AIM: With the images removed, repeat the data below exactly.
━━━━━━━━━━━━━━━━━━━━
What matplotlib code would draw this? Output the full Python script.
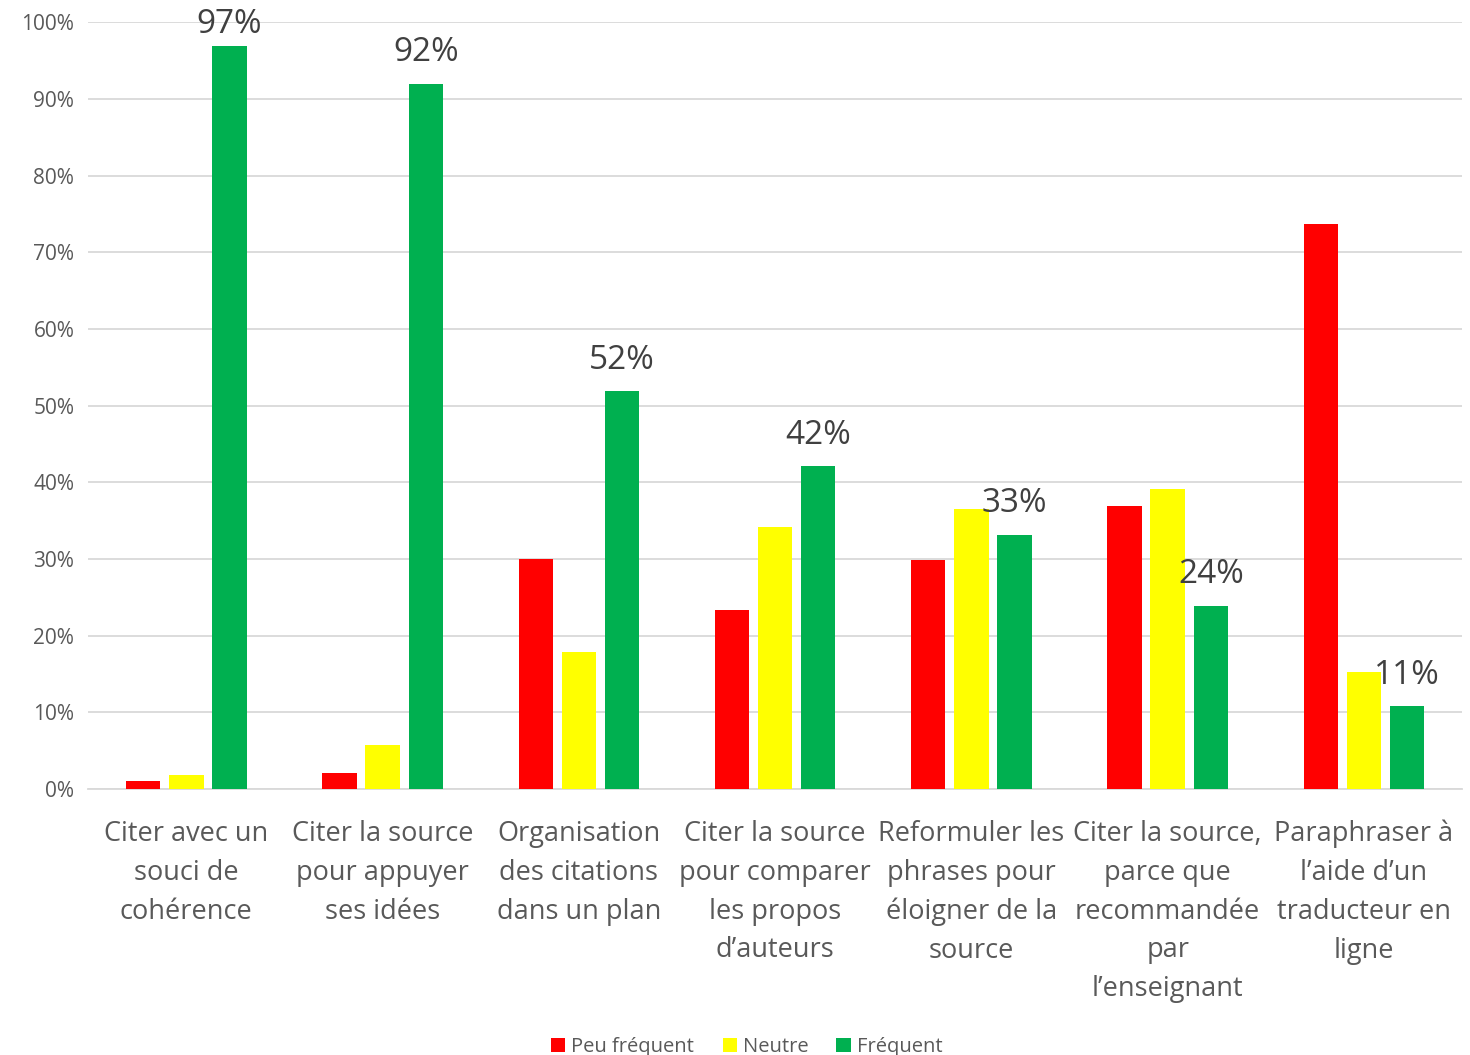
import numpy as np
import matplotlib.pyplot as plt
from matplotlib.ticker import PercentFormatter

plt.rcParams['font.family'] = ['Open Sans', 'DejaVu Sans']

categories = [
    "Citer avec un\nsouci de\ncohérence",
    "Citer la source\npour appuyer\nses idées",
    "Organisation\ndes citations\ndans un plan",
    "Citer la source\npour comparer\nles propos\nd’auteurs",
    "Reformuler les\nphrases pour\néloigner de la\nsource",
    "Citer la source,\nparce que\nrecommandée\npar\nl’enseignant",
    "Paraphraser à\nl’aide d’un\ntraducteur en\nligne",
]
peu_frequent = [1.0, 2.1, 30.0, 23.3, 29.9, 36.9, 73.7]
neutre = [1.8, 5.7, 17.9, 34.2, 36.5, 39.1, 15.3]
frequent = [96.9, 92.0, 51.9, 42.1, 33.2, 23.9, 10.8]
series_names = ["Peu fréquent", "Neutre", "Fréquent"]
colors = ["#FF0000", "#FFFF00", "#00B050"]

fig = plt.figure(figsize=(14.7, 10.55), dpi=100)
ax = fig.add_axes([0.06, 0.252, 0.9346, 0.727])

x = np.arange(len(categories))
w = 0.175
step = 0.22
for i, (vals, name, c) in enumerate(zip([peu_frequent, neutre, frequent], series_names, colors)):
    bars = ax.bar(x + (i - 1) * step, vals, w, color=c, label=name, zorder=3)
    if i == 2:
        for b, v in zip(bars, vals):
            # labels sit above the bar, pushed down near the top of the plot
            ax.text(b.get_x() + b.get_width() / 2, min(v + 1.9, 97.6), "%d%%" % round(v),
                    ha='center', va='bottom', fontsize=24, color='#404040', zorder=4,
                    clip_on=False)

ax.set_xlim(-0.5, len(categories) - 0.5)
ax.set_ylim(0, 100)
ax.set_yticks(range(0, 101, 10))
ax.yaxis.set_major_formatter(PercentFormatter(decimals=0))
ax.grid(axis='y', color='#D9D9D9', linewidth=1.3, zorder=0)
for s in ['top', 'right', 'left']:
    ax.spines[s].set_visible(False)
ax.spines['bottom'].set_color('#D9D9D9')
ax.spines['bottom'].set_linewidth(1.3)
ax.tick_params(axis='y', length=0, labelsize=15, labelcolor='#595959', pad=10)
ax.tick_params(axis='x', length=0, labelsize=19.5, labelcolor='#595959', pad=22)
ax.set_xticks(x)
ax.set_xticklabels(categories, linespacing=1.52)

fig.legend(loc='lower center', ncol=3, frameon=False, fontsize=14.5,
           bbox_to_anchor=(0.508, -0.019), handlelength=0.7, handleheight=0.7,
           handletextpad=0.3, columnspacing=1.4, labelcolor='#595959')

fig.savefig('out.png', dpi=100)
━━━━━━━━━━━━━━━━━━━━
SOLUTION FOR THIS TASK:
What matplotlib code would draw this? Output the full Python script.
import numpy as np
import matplotlib.pyplot as plt
from matplotlib.ticker import PercentFormatter

plt.rcParams['font.family'] = ['Open Sans', 'DejaVu Sans']

categories = [
    "Citer avec un\nsouci de\ncohérence",
    "Citer la source\npour appuyer\nses idées",
    "Organisation\ndes citations\ndans un plan",
    "Citer la source\npour comparer\nles propos\nd’auteurs",
    "Reformuler les\nphrases pour\néloigner de la\nsource",
    "Citer la source,\nparce que\nrecommandée\npar\nl’enseignant",
    "Paraphraser à\nl’aide d’un\ntraducteur en\nligne",
]
peu_frequent = [1.0, 2.1, 30.0, 23.3, 29.9, 36.9, 73.7]
neutre = [1.8, 5.7, 17.9, 34.2, 36.5, 39.1, 15.3]
frequent = [96.9, 92.0, 51.9, 42.1, 33.2, 23.9, 10.8]
series_names = ["Peu fréquent", "Neutre", "Fréquent"]
colors = ["#FF0000", "#FFFF00", "#00B050"]

fig = plt.figure(figsize=(14.7, 10.55), dpi=100)
ax = fig.add_axes([0.06, 0.252, 0.9346, 0.727])

x = np.arange(len(categories))
w = 0.175
step = 0.22
for i, (vals, name, c) in enumerate(zip([peu_frequent, neutre, frequent], series_names, colors)):
    bars = ax.bar(x + (i - 1) * step, vals, w, color=c, label=name, zorder=3)
    if i == 2:
        for b, v in zip(bars, vals):
            # labels sit above the bar, pushed down near the top of the plot
            ax.text(b.get_x() + b.get_width() / 2, min(v + 1.9, 97.6), "%d%%" % round(v),
                    ha='center', va='bottom', fontsize=24, color='#404040', zorder=4,
                    clip_on=False)

ax.set_xlim(-0.5, len(categories) - 0.5)
ax.set_ylim(0, 100)
ax.set_yticks(range(0, 101, 10))
ax.yaxis.set_major_formatter(PercentFormatter(decimals=0))
ax.grid(axis='y', color='#D9D9D9', linewidth=1.3, zorder=0)
for s in ['top', 'right', 'left']:
    ax.spines[s].set_visible(False)
ax.spines['bottom'].set_color('#D9D9D9')
ax.spines['bottom'].set_linewidth(1.3)
ax.tick_params(axis='y', length=0, labelsize=15, labelcolor='#595959', pad=10)
ax.tick_params(axis='x', length=0, labelsize=19.5, labelcolor='#595959', pad=22)
ax.set_xticks(x)
ax.set_xticklabels(categories, linespacing=1.52)

fig.legend(loc='lower center', ncol=3, frameon=False, fontsize=14.5,
           bbox_to_anchor=(0.508, -0.019), handlelength=0.7, handleheight=0.7,
           handletextpad=0.3, columnspacing=1.4, labelcolor='#595959')

fig.savefig('out.png', dpi=100)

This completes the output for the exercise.